> **COLLECTED MATERIAL**
- - - -
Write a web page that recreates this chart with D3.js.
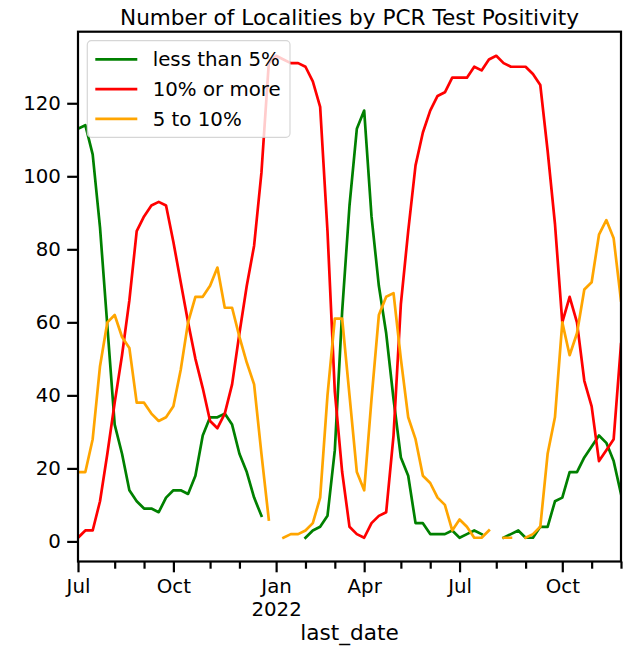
<!doctype html>
<html>
<head>
<meta charset="utf-8">
<title>Number of Localities by PCR Test Positivity</title>
<script src="https://d3js.org/d3.v7.min.js"></script>
<style>
  html, body { margin: 0; padding: 0; background: #fff; }
  svg { display: block; font-family: "DejaVu Sans", sans-serif; }
</style>
</head>
<body>
<div id="chart"></div>
<script>
// weekly counts, one value per week (Sat-Fri, keyed by the Friday); null = no data that week
var firstWeek = Date.UTC(2021, 6, 2);
var lastWeek = Date.UTC(2022, 11, 2);

var seriesNames = ["less than 5%", "10% or more", "5 to 10%"];
var seriesColors = ["green", "red", "orange"];

var lessThan5 = [113,114,106,86,59,32,24,14,11,9,9,8,12,14,14,13,18,29,34,34,35,32,24,19,12,7,
  null,null,null,null,null,
  1,3,4,7,25,63,92,113,118,89,70,57,39,23,18,5,5,2,2,2,3,1,2,3,2,
  null,null,
  1,2,3,1,1,4,4,11,12,19,19,23,26,29,27,22,13];

var tenOrMore = [1,3,3,11,24,38,51,66,85,89,92,93,92,82,71,60,50,42,33,31,
  35,43,57,70,81,101,131,133,132,131,131,130,126,119,85,41,19,4,2,1,
  5,7,8,29,65,85,103,112,118,122,123,127,127,127,130,129,132,133,131,130,
  130,130,128,125,107,87,60,67,60,44,37,22,25,28,54];

var fiveTo10 = [19,19,28,48,60,62,56,53,38,38,35,33,34,37,47,60,67,67,70,75,64,64,56,49,43,24,6,
  null,
  1,2,2,3,5,12,40,61,61,40,19,14,39,62,67,68,50,34,28,18,16,12,10,3,6,4,1,1,3,
  null,
  1,1,
  null,
  1,2,4,24,34,60,51,57,69,71,84,88,83,66];

var yTicks = [0, 20, 40, 60, 80, 100, 120];

var width = 628, height = 648;
var margin = {top: 31.7, right: 7, bottom: 86.5, left: 78};
var iw = width - margin.left - margin.right;
var ih = height - margin.top - margin.bottom;

var weeks = d3.utcFriday.range(new Date(firstWeek), new Date(lastWeek + 1));
var allSeries = [lessThan5, tenOrMore, fiveTo10];

var x = d3.scaleUtc().domain([weeks[0], weeks[weeks.length - 1]]).range([0, iw]);
var y = d3.scaleLinear().domain([-5.5, 139.6]).range([ih, 0]);

var svg = d3.select("#chart").append("svg")
    .attr("width", width).attr("height", height);

svg.append("text")
    .attr("x", margin.left + iw / 2).attr("y", 25)
    .attr("text-anchor", "middle")
    .style("font-size", "21.6px")
    .text("Number of Localities by PCR Test Positivity");

var g = svg.append("g").attr("transform", "translate(" + margin.left + "," + margin.top + ")");

g.append("clipPath").attr("id", "clip")
  .append("rect").attr("width", iw).attr("height", ih);

// month ticks sit on the week that holds the 1st of the month
var months = d3.utcMonth.range(new Date(Date.UTC(2021, 6, 1)), new Date(lastWeek + 1));
var tickWeek = function(m) { return d3.utcFriday.ceil(m); };
var major = months.filter(function(m) { return m.getUTCMonth() % 3 == 0; });
var minor = months.filter(function(m) { return m.getUTCMonth() % 3 != 0; });

var xMinor = g.append("g").attr("transform", "translate(0," + ih + ")")
    .call(d3.axisBottom(x).tickValues(minor.map(tickWeek)).tickSize(7.2).tickFormat(""));
var xMajor = g.append("g").attr("transform", "translate(0," + ih + ")")
    .call(d3.axisBottom(x).tickValues(major.map(tickWeek)).tickSize(10.8).tickPadding(6.3)
      .tickFormat(function(d, i) { return d3.utcFormat("%b")(major[i]); }));

xMajor.selectAll(".tick text").each(function(d, i) {
  if (major[i].getUTCMonth() == 0) {
    d3.select(this).append("tspan")
      .attr("x", 0).attr("dy", "1.18em")
      .text(d3.utcFormat("%Y")(major[i]));
  }
});

var yAxis = g.append("g")
    .call(d3.axisLeft(y).tickValues(yTicks).tickSize(10.8).tickPadding(6.3));

[xMinor, xMajor, yAxis].forEach(function(a) {
  a.select(".domain").remove();
  a.selectAll(".tick line").attr("stroke", "#000").attr("stroke-width", 2.2);
  a.selectAll(".tick text").attr("fill", "#000")
    .style("font-size", "19.8px").style("font-family", "DejaVu Sans, sans-serif");
});
xMajor.selectAll(".tick text").attr("y", 17.1).attr("dy", "0.71em");

// lines
var line = d3.line()
    .defined(function(d) { return d != null; })
    .x(function(d, i) { return x(weeks[i]); })
    .y(function(d) { return y(d); });

g.append("g").attr("clip-path", "url(#clip)")
  .selectAll("path").data(allSeries).enter().append("path")
    .attr("d", line)
    .attr("fill", "none")
    .attr("stroke", function(d, i) { return seriesColors[i]; })
    .attr("stroke-width", 2.7)
    .attr("stroke-linejoin", "round")
    .attr("stroke-linecap", "square");

// frame
g.append("rect").attr("width", iw).attr("height", ih)
  .attr("fill", "none").attr("stroke", "#000").attr("stroke-width", 2.2);

// axis label
svg.append("text")
    .attr("x", margin.left + iw / 2).attr("y", 640)
    .attr("text-anchor", "middle")
    .style("font-size", "21.6px")
    .text("last_date");

// legend
var legend = svg.append("g").attr("transform", "translate(87.3,40.7)");
legend.append("rect")
    .attr("width", 202.7).attr("height", 96.6).attr("rx", 4)
    .attr("fill", "#fff").attr("fill-opacity", 0.8)
    .attr("stroke", "#ccc").attr("stroke-opacity", 0.8).attr("stroke-width", 1.2);
var items = legend.selectAll("g.item").data(seriesNames).enter().append("g")
    .attr("class", "item")
    .attr("transform", function(d, i) { return "translate(0," + (18.6 + i * 29.8) + ")"; });
items.append("line")
    .attr("x1", 8).attr("x2", 50)
    .attr("stroke", function(d, i) { return seriesColors[i]; })
    .attr("stroke-width", 2.7);
items.append("text")
    .attr("x", 65.4).attr("dy", "0.35em")
    .style("font-size", "19.8px")
    .text(function(d) { return d; });
</script>
</body>
</html>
- - - -
> **WRITTEN PROBLEM**
Your task is to reproduce exactly the lines from the start of the data above through the line containing "var lastWeek = Date.UTC(2022, 11, 2);", leaving every picture out.

> **SOLUTION TO THE PROBLEM**
Write a web page that recreates this chart with D3.js.
<!doctype html>
<html>
<head>
<meta charset="utf-8">
<title>Number of Localities by PCR Test Positivity</title>
<script src="https://d3js.org/d3.v7.min.js"></script>
<style>
  html, body { margin: 0; padding: 0; background: #fff; }
  svg { display: block; font-family: "DejaVu Sans", sans-serif; }
</style>
</head>
<body>
<div id="chart"></div>
<script>
// weekly counts, one value per week (Sat-Fri, keyed by the Friday); null = no data that week
var firstWeek = Date.UTC(2021, 6, 2);
var lastWeek = Date.UTC(2022, 11, 2);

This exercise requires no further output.